David Haye-Tyson Fury rescheduled
The fight between former heavyweight titleholder David Haye and Tyson Fury, a much-anticipated meeting of British trash talkers, has been rescheduled for Feb. 8, Haye announced Tuesday.
The fight was supposed to take place Saturday at the Phones 4u Arena in Manchester, England, but was postponed after Haye suffered a gash over his left eye during his final sparring session last Friday. Haye received six stitches to close the wound.
Immediately after Haye (26-2, 24 KOs) suffered the cut and postponed the bout, Fury (21-0, 15 KOs) and his trainer and uncle, Peter Fury, talked about calling off the fight and going in another direction.
But calmer heads prevailed, and Hayemaker Promotions and Fury promoter Mick Hennessy worked out the new date.
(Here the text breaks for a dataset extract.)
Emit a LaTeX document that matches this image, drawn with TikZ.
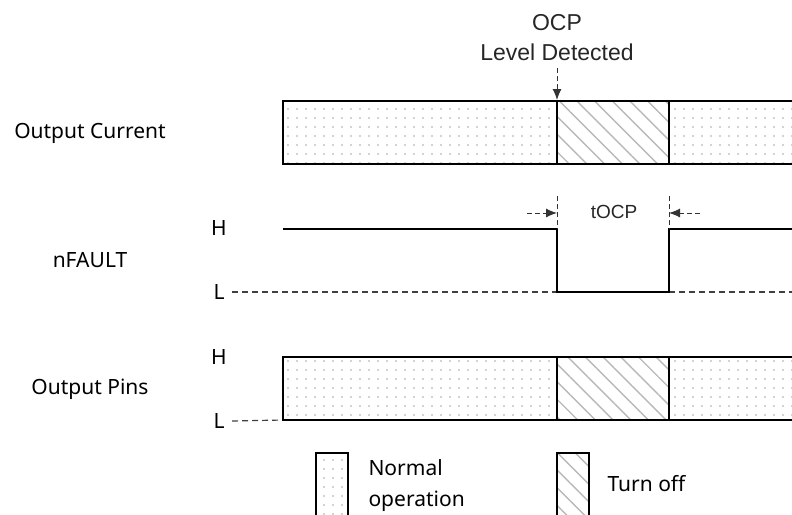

"News of the date in February is music to my ears," Haye said. "I was absolutely devastated this weekend, and felt as though I'd let a lot of people down. But now, with this new date, I couldn't be happier.
"My fans will still get the chance to see what they all wanted to see this weekend. They'll get to see Tyson Fury sparked out in a spectacular fashion."
Haye took heat in some quarters for sparring so close to the fight but said it was part of his plan and that the cut was just one of those things that happens.
"Sparring eight days before a fight is nothing new or unusual," Haye said. "I've done this before fights in the past and never had an issue. Also, look at the history books. George Foreman sparred and got cut eight days before his 'Rumble in the Jungle' with Muhammad Ali, causing a six-week postponement. And Sugar Ray Leonard sparred and got knocked down five days before his fight with Marvin Hagler but still managed to go on and win.
"Foreman and Leonard are two of the greatest fighters of all time, so if it was good enough for them, it's certainly good enough for little old me."
Haye also took another shot at Fury.
"Not only that, those guys were preparing to face the likes of Ali and Hagler, while I was preparing to fight Tyson Fury, a man whose greatest triumph to date is shedding a few stone on Belgium's 'Biggest Loser' fat camp," Haye said. "These things sometimes happen in training, and to suggest I decided against wearing a head-guard, or that the cut was premeditated, shows a clear lack of knowledge and understanding.
"This camp was no different to any other, aside from the fact it ended on an unlucky and sour note."
With the new date set, Haye continued his verbal assault on Fury, with whom he has traded barbs for months.
"Tyson Fury might start to get brave now that he's received a stay of execution -- and he might call me names and accuse me of ducking him -- but that will all be short-lived, I can promise you," he said. "After hearing the nonsense he has come out with in the last few days, I'm even more determined to expose him in front of millions. And only the possibility of getting another chance to land punches on his massive head and doughy gut has helped cheer me up.
"The cut will heal, the fight will happen next year, and the fans will go home happy. The only difference now is that Tyson Fury gets an even nastier beatdown than he would have received first time round. Once again, I'd like to apologize to the fans for the inconvenience caused by the postponement, and also because they will now have to endure a few more months of rubbish spewing from the mouth of Tyson Fury. I had hoped to silence him for good on Saturday night."
In the United Kingdom, the bout will still air via Sky Box Office pay-per-view. HBO had bought the American television rights for the fight on Sept. 28; there's no word yet on whether the network will still show the fight on the new date.